The changes in glass structure and redox ratio, R (reduced ion to oxidized ion) of Mn2+-Mn3+, Cu+-Cu2+, Cr3+-Cr6+, Ni2+-Ni3+ and Co2+-Co3+ couples and optical absorption due to Mn3+, Cu2+, Cr3+, Ni2+ and Co2+ ions in industrial soda-lime-silica glass were investigated as a function of Na2O concentration in the range 11–19 mol%. With increasing Na2O concentration in the experimental glasses, the basicity, expressed as calculated basicity, Λcal, increased. 29Si NMR and X-ray diffraction were used to investigate the structural change in glasses. The NMR spectra showed high non-bridging oxygens (NBOs) when the basicity of glass was increased.

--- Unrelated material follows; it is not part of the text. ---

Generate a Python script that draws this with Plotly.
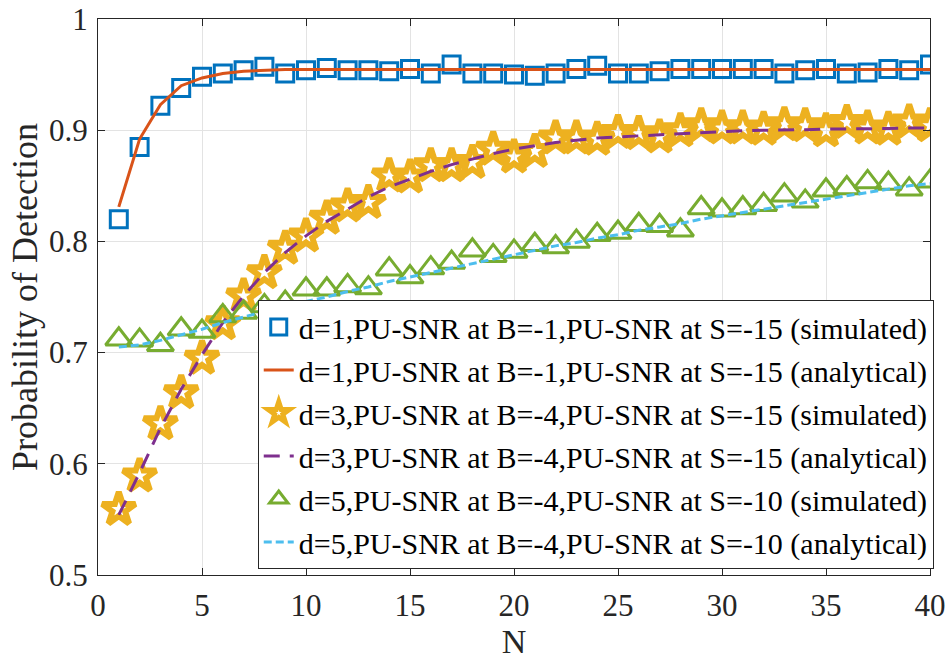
import plotly.graph_objects as go

N = list(range(1, 41))

# d=1 simulated (squares) and analytical
d1_sim = [0.820, 0.885, 0.922, 0.938, 0.948, 0.951, 0.954, 0.957, 0.951, 0.954,
          0.956, 0.954, 0.954, 0.953, 0.955, 0.951, 0.959, 0.951, 0.951, 0.950,
          0.949, 0.951, 0.955, 0.958, 0.951, 0.951, 0.953, 0.955, 0.955, 0.955,
          0.955, 0.955, 0.951, 0.954, 0.955, 0.951, 0.952, 0.955, 0.954, 0.959]
d1_ana = [0.831, 0.892, 0.923, 0.940, 0.947, 0.951, 0.953, 0.954, 0.9545, 0.9545,
          0.9545, 0.9545, 0.9545, 0.9545, 0.9545, 0.9545, 0.9545, 0.9545, 0.9545, 0.9545,
          0.9545, 0.9545, 0.9545, 0.9545, 0.9545, 0.9545, 0.9545, 0.9545, 0.9545, 0.9545,
          0.9545, 0.9545, 0.9545, 0.9545, 0.9545, 0.9545, 0.9545, 0.9545, 0.9545, 0.9545]

# d=3 simulated (stars) and analytical
d3_sim = [0.559, 0.589, 0.636, 0.664, 0.695, 0.726, 0.751, 0.772, 0.794, 0.805,
          0.821, 0.832, 0.835, 0.859, 0.858, 0.868, 0.868, 0.871, 0.883, 0.876,
          0.881, 0.893, 0.893, 0.892, 0.898, 0.897, 0.894, 0.8995, 0.904, 0.902,
          0.902, 0.901, 0.905, 0.904, 0.8995, 0.907, 0.902, 0.901, 0.9075, 0.904]
d3_ana = [0.554, 0.592, 0.632, 0.667, 0.698, 0.727, 0.751, 0.772, 0.790, 0.805,
          0.818, 0.829, 0.840, 0.849, 0.856, 0.863, 0.869, 0.874, 0.879, 0.883,
          0.886, 0.889, 0.891, 0.893, 0.894, 0.895, 0.896, 0.897, 0.898, 0.899,
          0.8995, 0.900, 0.900, 0.9005, 0.901, 0.901, 0.9015, 0.9015, 0.902, 0.902]

# d=5 simulated (triangles) and analytical
d5_sim = [0.712, 0.711, 0.707, 0.721, 0.719, 0.733, 0.736, 0.742, 0.745, 0.757,
          0.757, 0.760, 0.758, 0.775, 0.768, 0.776, 0.781, 0.792, 0.787, 0.791,
          0.797, 0.795, 0.800, 0.806, 0.808, 0.815, 0.814, 0.810, 0.830, 0.828,
          0.830, 0.833, 0.8416, 0.836, 0.846, 0.848, 0.8535, 0.852, 0.847, 0.854]
d5_ana = [0.705, 0.707, 0.711, 0.716, 0.721, 0.727, 0.732, 0.737, 0.741, 0.746,
          0.750, 0.755, 0.759, 0.764, 0.768, 0.772, 0.776, 0.780, 0.784, 0.788,
          0.792, 0.796, 0.799, 0.803, 0.806, 0.810, 0.813, 0.816, 0.820, 0.823,
          0.826, 0.829, 0.832, 0.835, 0.838, 0.841, 0.844, 0.847, 0.850, 0.852]

names = [
    "d=1,PU-SNR at B=-1,PU-SNR at S=-15 (simulated)",
    "d=1,PU-SNR at B=-1,PU-SNR at S=-15 (analytical)",
    "d=3,PU-SNR at B=-4,PU-SNR at S=-15 (simulated)",
    "d=3,PU-SNR at B=-4,PU-SNR at S=-15 (analytical)",
    "d=5,PU-SNR at B=-4,PU-SNR at S=-10 (simulated)",
    "d=5,PU-SNR at B=-4,PU-SNR at S=-10 (analytical)",
]

BLUE = "#0072BD"; ORANGE = "#D95319"; YELLOW = "#EDB120"
PURPLE = "#7E2F8E"; GREEN = "#77AC30"; CYAN = "#4DBEEE"

fig = go.Figure()
fig.add_trace(go.Scatter(x=N, y=d1_sim, mode="markers", name=names[0], legendgroup="a",
                         marker=dict(symbol="square-open", size=17, color=BLUE,
                                     line=dict(width=3, color=BLUE))))
fig.add_trace(go.Scatter(x=N, y=d1_ana, mode="lines", name=names[1], legendgroup="b",
                         line=dict(color=ORANGE, width=3)))
fig.add_trace(go.Scatter(x=N, y=d3_sim, mode="markers", name=names[2], legendgroup="c",
                         marker=dict(symbol="star-open", size=25, color=YELLOW,
                                     line=dict(width=6, color=YELLOW))))
fig.add_trace(go.Scatter(x=N, y=d3_ana, mode="lines", name=names[3], legendgroup="d",
                         line=dict(color=PURPLE, width=3, dash="16px,10px")))
fig.add_trace(go.Scatter(x=N, y=d5_sim, mode="markers", name=names[4], legendgroup="e",
                         marker=dict(symbol="triangle-up-open", size=23, color=GREEN,
                                     line=dict(width=3, color=GREEN))))
fig.add_trace(go.Scatter(x=N, y=d5_ana, mode="lines", name=names[5], legendgroup="f",
                         line=dict(color=CYAN, width=3, dash="8px,4px")))

FONT = "Liberation Serif"
axis_common = dict(showgrid=True, gridcolor="#e3e3e3", gridwidth=1,
                   showline=True, linecolor="#262626", linewidth=1, mirror="ticks",
                   ticks="inside", ticklen=7, tickcolor="#262626", zeroline=False,
                   ticklabeloverflow="allow", automargin=False,
                   tickfont=dict(family=FONT, size=31, color="#262626"))

fig.update_layout(
    width=952, height=662,
    margin=dict(l=98, r=22, t=19, b=87),
    paper_bgcolor="white", plot_bgcolor="white",
    font=dict(family=FONT, color="#262626"),
    xaxis=dict(range=[0, 40], tickvals=[0, 5, 10, 15, 20, 25, 30, 35, 40],
               ticklabelstandoff=3,
               title=dict(text="N", font=dict(family=FONT, size=34), standoff=0),
               **axis_common),
    yaxis=dict(range=[0.5, 1], tickvals=[0.5, 0.6, 0.7, 0.8, 0.9, 1],
               ticktext=["0.5", "0.6", "0.7", "0.8", "0.9", "1"],
               ticklabelstandoff=3,
               title=dict(text="Probability of Detection", font=dict(family=FONT, size=36), standoff=0),
               **axis_common),
    legend=dict(x=0.192, y=0.4946, xanchor="left", yanchor="top",
                bgcolor="white", bordercolor="#262626", borderwidth=1,
                font=dict(family=FONT, size=30, color="#000000"),
                tracegroupgap=1, itemwidth=30),
    showlegend=True,
)

fig.write_html("out.html")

The results were interpreted to be due to the tetrahedral networks; Q 4 species were depolymerized by replacing the bridging oxygens (BOs) with NBOs to Q 3 species. These results confirmed the shift of broadening peaks of XRD patterns. The redox reactions of the Mn2+-Mn3+, Cu+-Cu2+ and Cr3+-Cr6+ couples shifted more toward their oxidized ions due to the oxygen partial pressure, p(O2), during melting and the oxide ion activity, a O2−, increased with increasing glass basicity. These changes caused the redox ratio of these ion couples to decrease. The Ni2+-Ni3+ and Co2+-Co3+ couples were assumed to be present only in the Ni2+ and Co2+ ions in these glasses, respectively. The optical absorption bands due to Mn3+, Cu2+, Cr3+, Ni2+ and Co2+ ions were also investigated. Their spectra occurred at constant wavelengths with different optical densities or intensities as a function of glass basicity. The increase in the intensities of the absorption bands of these absorbing ions, except for Cr3+ ion, at the maximum wavelength, depends not only on the ion concentration but also on the increase of polarizability of oxide (−II) species, α oxide(−II), surrounding the ions. This value affected directly the extinction coefficients of the ions, ɛ ion. The increase of ɛ ion caused the colour of glasses appearing in high intensity. In the case of Cr3+ ion, the results were reversed such that the lower the concentration, the higher the intensities of colour.